# Code that draws figures
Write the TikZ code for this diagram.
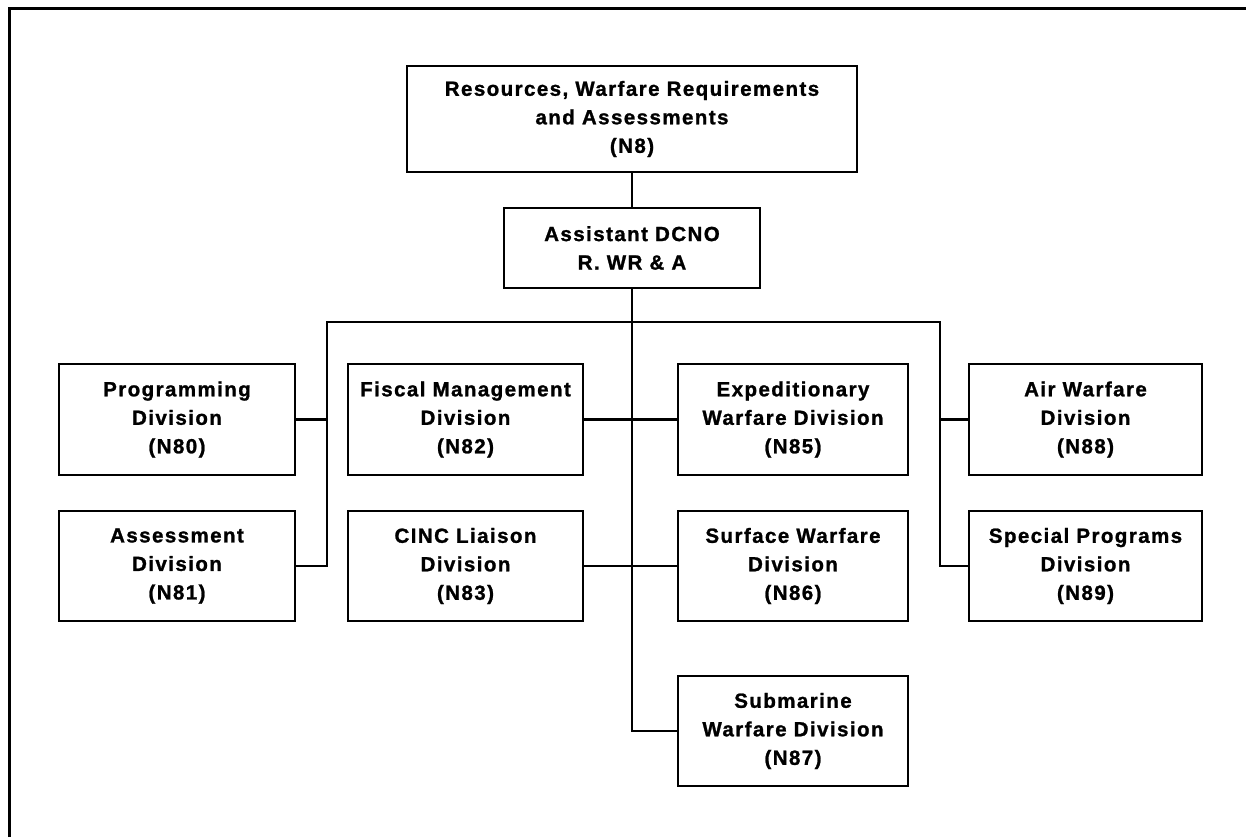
\documentclass[tikz,border=0pt]{standalone}
\usepackage{fontspec}
\newfontfamily\chartFont{Liberation Sans}[LetterSpace=7, BoldFeatures={FakeBold=1.2}]
\tikzset{
  divBox/.style={draw, line width=2.8pt, align=center, inner sep=0pt,
    font={\chartFont\bfseries\fontsize{20.5}{28.5}\selectfont}},
  orgLine/.style={line width=2.2pt}
}
\begin{document}
\begin{tikzpicture}[x=1pt,y=-1pt]
\useasboundingbox (0,0) rectangle (1246,837);
\draw[line width=3pt] (9,837) -- (9,9) -- (1246,9);
\node[divBox, minimum width=450, minimum height=106] (n8) at (632,119) {Resources, Warfare Requirements\\and Assessments\\(N8)};
\node[divBox, minimum width=256, minimum height=80] (adcno) at (632,248) {Assistant DCNO\\R. WR \& A};
\node[divBox, minimum width=236, minimum height=111] (n80) at (177,419.5) {Programming\\Division\\(N80)};
\node[divBox, minimum width=236, minimum height=110] (n81) at (177,566) {Assessment\\Division\\(N81)};
\node[divBox, minimum width=235, minimum height=111] (n82) at (465.5,419.5) {Fiscal Management\\Division\\(N82)};
\node[divBox, minimum width=235, minimum height=110] (n83) at (465.5,566) {CINC Liaison\\Division\\(N83)};
\node[divBox, minimum width=230, minimum height=111] (n85) at (793,419.5) {Expeditionary\\Warfare Division\\(N85)};
\node[divBox, minimum width=230, minimum height=110] (n86) at (793,566) {Surface Warfare\\Division\\(N86)};
\node[divBox, minimum width=230, minimum height=110] (n87) at (793,731) {Submarine\\Warfare Division\\(N87)};
\node[divBox, minimum width=233, minimum height=111] (n88) at (1085.5,419.5) {Air Warfare\\Division\\(N88)};
\node[divBox, minimum width=233, minimum height=110] (n89) at (1085.5,566) {Special Programs\\Division\\(N89)};
\coordinate (busL) at (327,322);
\coordinate (busR) at (940,322);
\draw[orgLine] (n8) -- (adcno);
\draw[orgLine] (adcno) |- (n87);
\draw[orgLine] (n81) -| (busL) -- (busR) |- (n89);
\draw[orgLine] (n80) -- (n80 -| busL);
\draw[orgLine] (n88) -- (n88 -| busR);
\draw[orgLine] (n82) -- (n85);
\draw[orgLine] (n83) -- (n86);
\end{tikzpicture}
\end{document}
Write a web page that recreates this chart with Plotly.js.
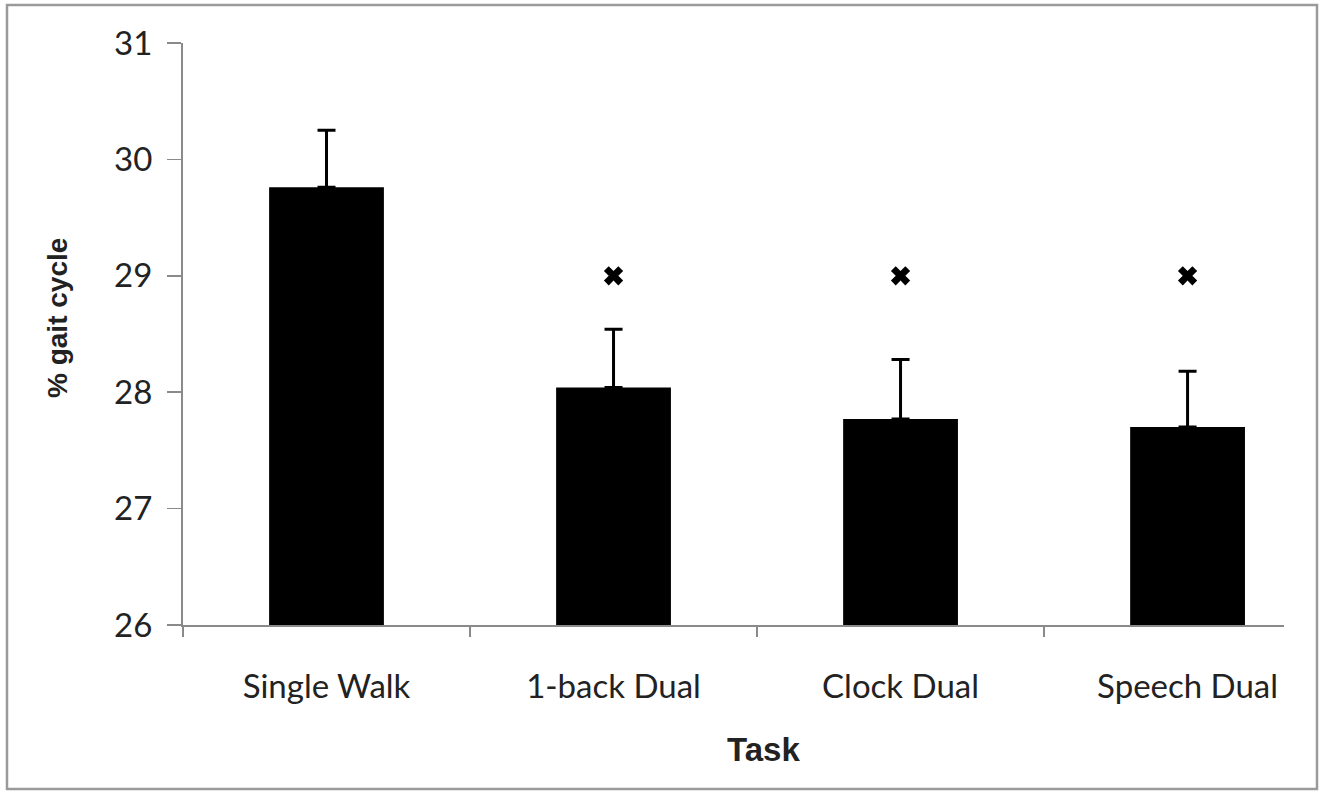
<!DOCTYPE html>
<html>
<head>
<meta charset="utf-8">
<script src="https://cdn.plot.ly/plotly-3.0.1.min.js"></script>
<style>
html,body{margin:0;padding:0;background:#fff;}
#chart{width:1325px;height:793px;}
</style>
</head>
<body>
<div id="chart"></div>
<script>
const categories = ["Single Walk", "1-back Dual", "Clock Dual", "Speech Dual"];
const meanValues = [29.76, 28.04, 27.77, 27.70];
const errorPlus = [0.49, 0.50, 0.51, 0.48];
const sigCategories = ["1-back Dual", "Clock Dual", "Speech Dual"];
const sigLevel = [29, 29, 29];
const yTicks = [26, 27, 28, 29, 30, 31];
const xTitle = "Task";
const yTitle = "% gait cycle";

const bars = {
  type: "bar",
  x: categories,
  y: meanValues,
  width: 0.4,
  marker: {color: "#000000"},
  error_y: {type: "data", array: errorPlus, symmetric: false, arrayminus: [0,0,0,0],
            color: "#000000", thickness: 3, width: 9},
  hoverinfo: "none"
};
const stars = {
  type: "scatter",
  mode: "markers",
  x: sigCategories,
  y: sigLevel,
  marker: {symbol: "x", size: 17, color: "#000000", line: {width: 0}},
  hoverinfo: "none"
};

const plotW = 1325 - 183 - 41, plotH = 793 - 43 - 168;
const layout = {
  width: 1325, height: 793,
  margin: {l: 183, r: 41, t: 43, b: 168},
  paper_bgcolor: "#ffffff",
  plot_bgcolor: "#ffffff",
  showlegend: false,
  font: {family: "Lato, 'Open Sans', sans-serif", color: "#222222"},
  xaxis: {
    type: "category",
    range: [-0.5, 3.336],
    showline: true, linecolor: "#8a8a8a", linewidth: 2,
    ticks: "outside", tickson: "boundaries", ticklen: 10, tickcolor: "#8a8a8a", tickwidth: 1.5,
    tickfont: {size: 33, color: "#222222", family: "Lato, 'Open Sans', sans-serif"},
    ticklabelstandoff: 31,
    showgrid: false, zeroline: false
  },
  yaxis: {
    range: [26, 31],
    tickvals: yTicks,
    showline: true, linecolor: "#8a8a8a", linewidth: 2,
    ticks: "outside", ticklen: 14, tickcolor: "#8a8a8a", tickwidth: 1.5,
    tickfont: {size: 33, color: "#222222", family: "Lato, 'Open Sans', sans-serif"},
    ticklabelstandoff: 8,
    showgrid: false, zeroline: false
  },
  annotations: [
    {text: "<b>" + xTitle + "</b>", xref: "paper", yref: "paper",
     x: (763-183)/plotW, y: (625-749)/plotH, xanchor: "center", yanchor: "middle", showarrow: false,
     font: {size: 33, family: "'Liberation Sans', Arial, sans-serif", color: "#222222"}},
    {text: "<b>" + yTitle + "</b>", xref: "paper", yref: "paper", textangle: -90,
     x: (57-183)/plotW, y: (625-318)/plotH, xanchor: "center", yanchor: "middle", showarrow: false,
     font: {size: 28, family: "'Liberation Sans', Arial, sans-serif", color: "#222222"}}
  ],
  shapes: [{
    type: "rect", xref: "paper", yref: "paper",
    x0: (7-183)/plotW, x1: (1317-183)/plotW,
    y0: (625-789)/plotH, y1: (625-5)/plotH,
    line: {color: "#9a9a9a", width: 2.5}, fillcolor: "rgba(0,0,0,0)"
  }]
};

Plotly.newPlot("chart", [bars, stars], layout, {displayModeBar: false, staticPlot: true});
</script>
</body>
</html>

# Written task
Every line that holds the word "Write" should be extracted.

# Exercise response
Write the TikZ code for this diagram.
Write a web page that recreates this chart with Plotly.js.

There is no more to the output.